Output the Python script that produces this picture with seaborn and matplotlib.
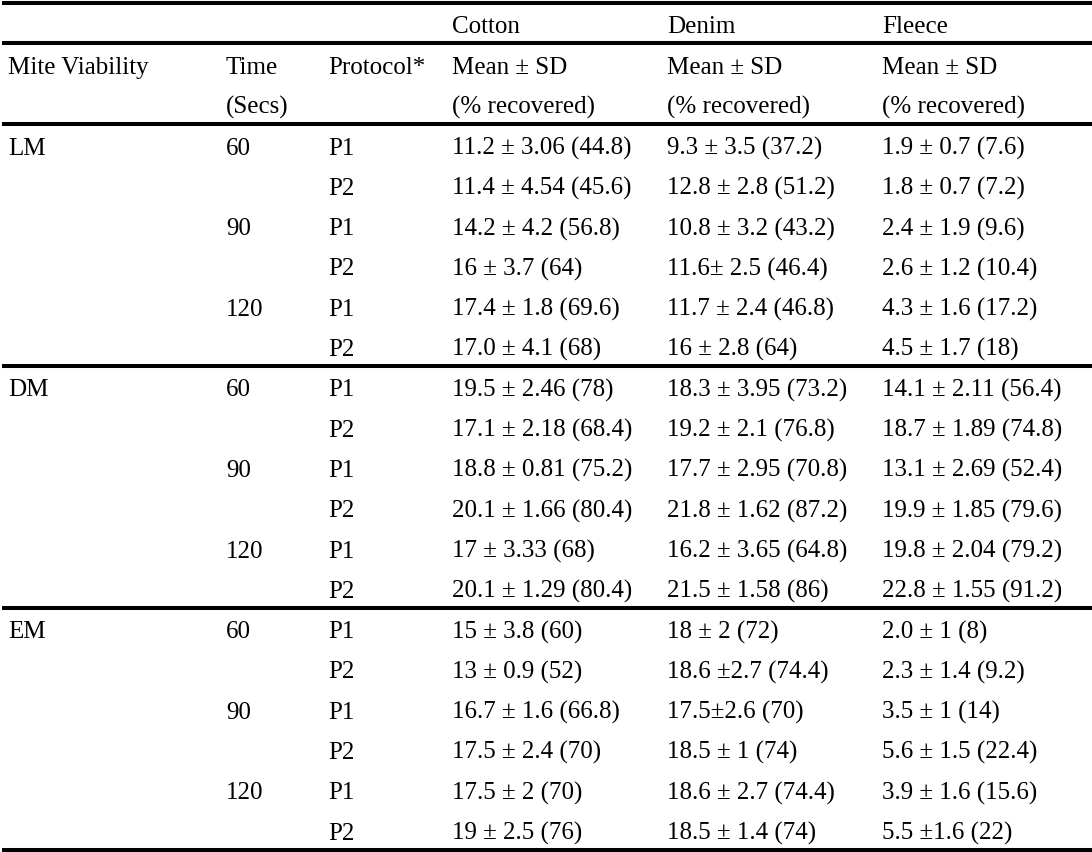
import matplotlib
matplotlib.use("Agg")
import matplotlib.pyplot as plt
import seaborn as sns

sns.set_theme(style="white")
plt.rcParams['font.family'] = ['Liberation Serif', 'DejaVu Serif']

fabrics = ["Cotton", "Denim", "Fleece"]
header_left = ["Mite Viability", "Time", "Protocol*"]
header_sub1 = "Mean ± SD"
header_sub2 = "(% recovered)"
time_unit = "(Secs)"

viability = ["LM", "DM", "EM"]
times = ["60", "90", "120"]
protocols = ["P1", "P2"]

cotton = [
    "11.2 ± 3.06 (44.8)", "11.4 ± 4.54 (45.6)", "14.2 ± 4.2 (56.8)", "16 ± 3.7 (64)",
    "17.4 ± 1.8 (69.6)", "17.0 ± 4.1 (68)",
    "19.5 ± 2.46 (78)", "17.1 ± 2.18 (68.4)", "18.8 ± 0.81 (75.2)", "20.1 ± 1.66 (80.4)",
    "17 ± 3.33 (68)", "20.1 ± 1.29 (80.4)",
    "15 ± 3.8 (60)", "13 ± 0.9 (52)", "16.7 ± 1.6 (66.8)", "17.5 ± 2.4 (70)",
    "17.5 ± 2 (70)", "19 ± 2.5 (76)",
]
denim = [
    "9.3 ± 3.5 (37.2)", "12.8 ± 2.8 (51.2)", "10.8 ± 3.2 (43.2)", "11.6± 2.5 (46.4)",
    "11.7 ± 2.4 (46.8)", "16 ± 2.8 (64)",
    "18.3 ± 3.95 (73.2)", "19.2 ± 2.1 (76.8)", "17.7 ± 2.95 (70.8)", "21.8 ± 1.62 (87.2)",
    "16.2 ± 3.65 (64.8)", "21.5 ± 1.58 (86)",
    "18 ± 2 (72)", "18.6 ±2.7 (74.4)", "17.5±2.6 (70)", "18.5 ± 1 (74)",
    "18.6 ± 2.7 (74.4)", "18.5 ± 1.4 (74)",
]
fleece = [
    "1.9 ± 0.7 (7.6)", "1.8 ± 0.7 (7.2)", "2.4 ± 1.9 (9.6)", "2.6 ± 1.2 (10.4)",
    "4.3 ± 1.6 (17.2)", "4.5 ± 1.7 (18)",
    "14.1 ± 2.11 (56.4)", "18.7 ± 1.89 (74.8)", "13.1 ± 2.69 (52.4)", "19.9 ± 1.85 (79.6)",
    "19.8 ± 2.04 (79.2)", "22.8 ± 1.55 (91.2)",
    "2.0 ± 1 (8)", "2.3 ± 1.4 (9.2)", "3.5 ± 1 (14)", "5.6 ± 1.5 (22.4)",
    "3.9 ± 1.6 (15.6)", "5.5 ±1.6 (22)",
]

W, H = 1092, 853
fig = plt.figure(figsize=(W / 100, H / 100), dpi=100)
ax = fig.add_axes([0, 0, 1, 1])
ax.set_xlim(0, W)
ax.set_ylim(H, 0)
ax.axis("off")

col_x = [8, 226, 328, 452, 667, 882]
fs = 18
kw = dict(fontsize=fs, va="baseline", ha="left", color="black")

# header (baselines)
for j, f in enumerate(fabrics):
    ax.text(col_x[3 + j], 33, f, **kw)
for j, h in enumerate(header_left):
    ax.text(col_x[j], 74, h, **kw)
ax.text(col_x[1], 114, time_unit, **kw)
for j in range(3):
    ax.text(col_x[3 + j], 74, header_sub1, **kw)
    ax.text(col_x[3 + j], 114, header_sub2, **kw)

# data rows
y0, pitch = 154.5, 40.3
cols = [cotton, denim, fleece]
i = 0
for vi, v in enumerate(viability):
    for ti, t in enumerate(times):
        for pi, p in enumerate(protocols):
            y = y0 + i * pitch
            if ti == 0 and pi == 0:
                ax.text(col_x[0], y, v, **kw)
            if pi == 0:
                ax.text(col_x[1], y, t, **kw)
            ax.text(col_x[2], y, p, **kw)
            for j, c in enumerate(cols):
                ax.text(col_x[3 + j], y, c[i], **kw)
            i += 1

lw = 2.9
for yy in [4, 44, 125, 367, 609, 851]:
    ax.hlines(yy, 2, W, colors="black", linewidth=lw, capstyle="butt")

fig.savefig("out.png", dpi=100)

=-=-=

Work to be completed: State only how many lines in the material include "matplotlib".

Result of this exercise: 4